What does the paid tier of ccmd add for drift specifically?

Continuous monitoring: a weekly diff email that says 'CLAUDE.md grew 420 tokens this week, three of those rules duplicate older ones, here are the lines'. A PR diff comment that runs the analyzer on the new CLAUDE.md and the base CLAUDE.md and surfaces the token-delta in the PR before merge. Per-engineer cost attribution for teams sharing one CLAUDE.md. None of that is in the free homepage analyzer, which is a one-shot. The drift detection is exactly the same math as the homepage; the difference is whether you run it every commit or once when the file already feels heavy.

Does drift apply to AGENTS.md, .cursorrules, and .grokrules the same way?

Yes. The analyzer detects all four formats (src/lib/analyzer.ts line 41) and runs the same totalTokens estimate against each, so the slope-vs-snapshot framing works identically. The bill the slope produces differs by platform: Codex bills per-token with a daily soft cap, Cursor bills per-request, Grok Build bills per-token. The add-only commit habit is platform-independent; we have not seen a config-file format where humans systematically delete rules in proportion to how often they add them.

If drift is one-way, what is the actual remediation?

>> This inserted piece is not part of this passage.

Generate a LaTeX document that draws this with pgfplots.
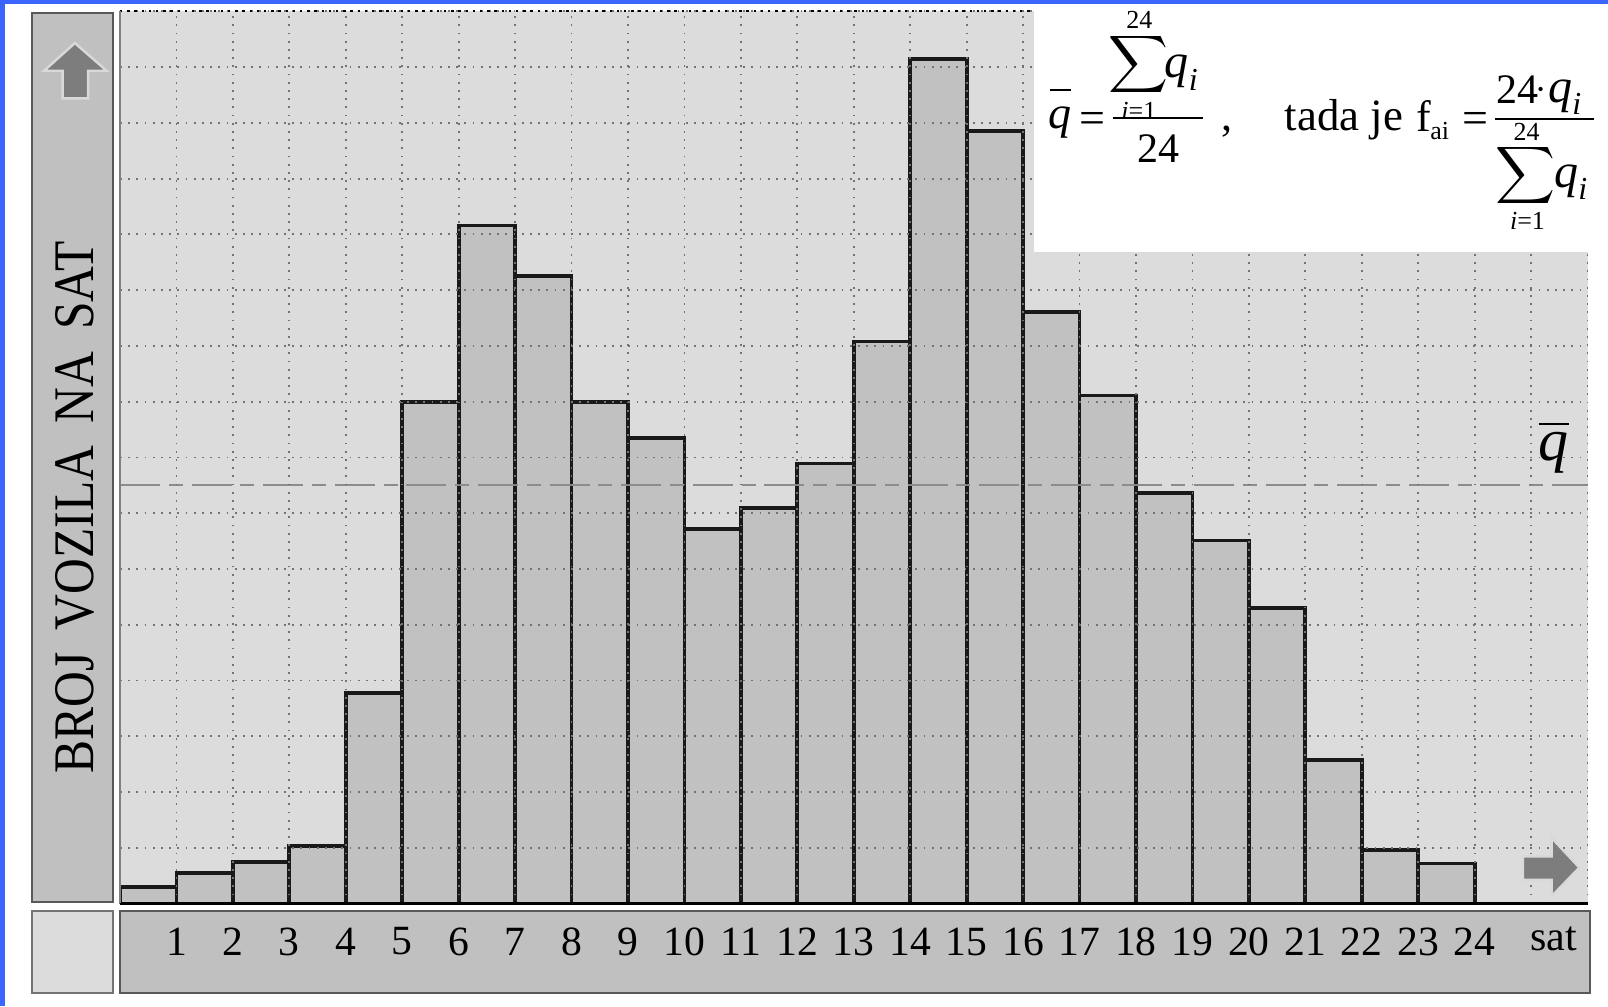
\documentclass[border=0pt]{standalone}
\usepackage{amsmath}
\usepackage{graphicx}
\usepackage{fontspec}
\setmainfont{Liberation Serif}
\usepackage{pgfplots}
\pgfplotsset{compat=1.18}
\definecolor{blueframe}{RGB}{58,102,255}
\definecolor{plotbg}{RGB}{220,220,220}
\definecolor{panel}{RGB}{192,192,192}
\definecolor{barfill}{RGB}{193,193,193}
\definecolor{arrowfill}{RGB}{125,125,125}
\newcommand\fs[1]{\fontsize{#1}{#1}\selectfont}
\newcommand\bigsum{\resizebox*{15pt}{16pt}{$\displaystyle\sum$}}

\begin{document}
\begin{tikzpicture}[x=0.2564pt,y=-0.2564pt]
\path[use as bounding box] (0,0) rectangle (1568,981);
\fill[white] (0,0) rectangle (1568,981);
\fill[blueframe] (0,0) rectangle (5,981);
\fill[blueframe] (0,0) rectangle (1568,4);
% side and bottom panels
\draw[draw=black!65, line width=0.5pt, fill=panel] (31,13) rectangle (110,880);
\draw[draw=black!55, line width=0.5pt, fill=plotbg] (31,888) rectangle (110,968);
\draw[draw=black!65, line width=0.5pt, fill=panel] (117,888) rectangle (1550,968);

\begin{axis}[
  at={(30.0pt,-225.9pt)}, anchor=south west,
  scale only axis, width=366.9pt, height=223.07pt,
  xmin=0, xmax=26, ymin=0, ymax=16,
  axis background/.style={fill=plotbg},
  axis line style={draw=none},
  axis on top,
  xtick={1,...,24},
  xticklabels={1,2,3,4,5,6,7,8,9,10,11,12,13,14,15,16,17,18,19,20,21,22,23,24},
  extra x ticks={0,25,26}, extra x tick labels={},
  extra x tick style={grid=major},
  ytick={0,...,16}, yticklabels={},
  grid=major,
  major grid style={draw=black!55, line width=0.45pt, dash pattern=on 0.45pt off 1.6pt},
  major tick length=0pt,
  xticklabel style={anchor=center, yshift=-9.5pt, font=\fontsize{10.4}{11}\selectfont},
  /pgf/number format/assume math mode=true,
]
\addplot[ybar interval, fill=barfill, draw=black!90, line width=0.95pt]
  coordinates {(0,0.29) (1,0.55) (2,0.75) (3,1.03) (4,3.77) (5,9.0) (6,12.16)
   (7,11.26) (8,9.0) (9,8.35) (10,6.71) (11,7.10) (12,7.89) (13,10.08)
   (14,15.14) (15,13.85) (16,10.61) (17,9.11) (18,7.36) (19,6.51) (20,5.30)
   (21,2.58) (22,0.96) (23,0.72) (24,0.72)};
\addplot[draw=black!45, line width=0.55pt, dash pattern=on 10pt off 2.2pt on 3.5pt off 2.2pt]
  coordinates {(0,7.5) (26,7.5)};
\end{axis}

% frame lines of the plot area
\draw[black, line width=0.7pt] (117,881) -- (1548,881);
\draw[black, line width=0.5pt, dash pattern=on 0.6pt off 1.2pt] (117,11) -- (1008,11);
\draw[black!50, line width=0.5pt] (117,11) -- (117,881);

% formula box
\fill[white] (1008,4) rectangle (1568,246);
\begin{scope}[every node/.style={inner sep=0pt}]
% left formula: q-bar = sum q_i / 24
\draw[line width=0.6pt] (1024,88) -- (1044,88);
\node[anchor=base] at (1034,125) {\fs{11.5}\textit{q}};
\node[anchor=base] at (1065,130) {\fs{11.5}=};
\draw[line width=0.55pt] (1085,115) -- (1173,115);
\node at (1111,19) {\fs{6.5}24};
\node at (1110.5,63) {\bigsum};
\node at (1110.5,108) {\fs{6.5}\textit{i}=1};
\node[anchor=base west] at (1135,76) {\fs{12}$\textit{q}_{\textit{i}}$};
\node[anchor=base] at (1129.5,158) {\fs{10.5}24};
\node[anchor=base] at (1196,127) {\fs{11},};
% text
\node[anchor=base west] at (1252,127) {\fs{11.2}tada je};
\node[anchor=base west] at (1380,128) {\fs{11}f};
\node[anchor=base west] at (1394,136) {\fs{6.5}ai};
\node[anchor=base] at (1438.5,130) {\fs{11.5}=};
% right fraction
\draw[line width=0.55pt] (1458,116) -- (1554,116);
\node[anchor=base west] at (1458,101) {\fs{10.5}24};
\node at (1503,88) {\fs{10}$\cdot$};
\node[anchor=base west] at (1509,100) {\fs{12}$\textit{q}_{\textit{i}}$};
\node at (1488.5,129) {\fs{6.5}24};
\node at (1488,171) {\bigsum};
\node at (1489.5,215) {\fs{6.5}\textit{i}=1};
\node[anchor=base west] at (1515,183) {\fs{12}$\textit{q}_{\textit{i}}$};
\end{scope}

% mean label
\node[font=\fontsize{15}{16}\selectfont] at (1515,436) {$\overline{\textit{q}}$};

% y label
\node[rotate=90, inner sep=0pt] at (73,495) {\resizebox{133pt}{9.5pt}{\fontsize{15}{15}\selectfont BROJ\hspace{0.45em}VOZILA\hspace{0.45em}NA\hspace{0.45em}SAT}};

% x unit
\node[font=\fontsize{10.5}{12}\selectfont] at (1515,916) {sat};

% arrows
\draw[draw=white!85!black, line width=0.6pt, fill=arrowfill, line join=miter]
  (73,42) -- (104,69) -- (86,69) -- (86,96) -- (61,96) -- (61,69) -- (43,69) -- cycle;
\draw[draw=white!85!black, line width=0.6pt, fill=arrowfill, line join=miter]
  (1540,846) -- (1513,874) -- (1513,858) -- (1485,858) -- (1485,835) -- (1513,835) -- (1513,817) -- cycle;
\end{tikzpicture}
\end{document}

Three things. First, rehome by scope: move sections that only apply to ./api or ./web into ./api/CLAUDE.md and ./web/CLAUDE.md so they fire only when those paths are touched. Second, move runbook-style content out of CLAUDE.md and into a Claude Skill that loads on demand. Third, set a per-PR token budget for CLAUDE.md (we use 4,000 tokens) and reject PRs that grow the file past it without justifying which existing rule the new one replaces. The first two reduce the current floor; the third stops drift from re-accumulating.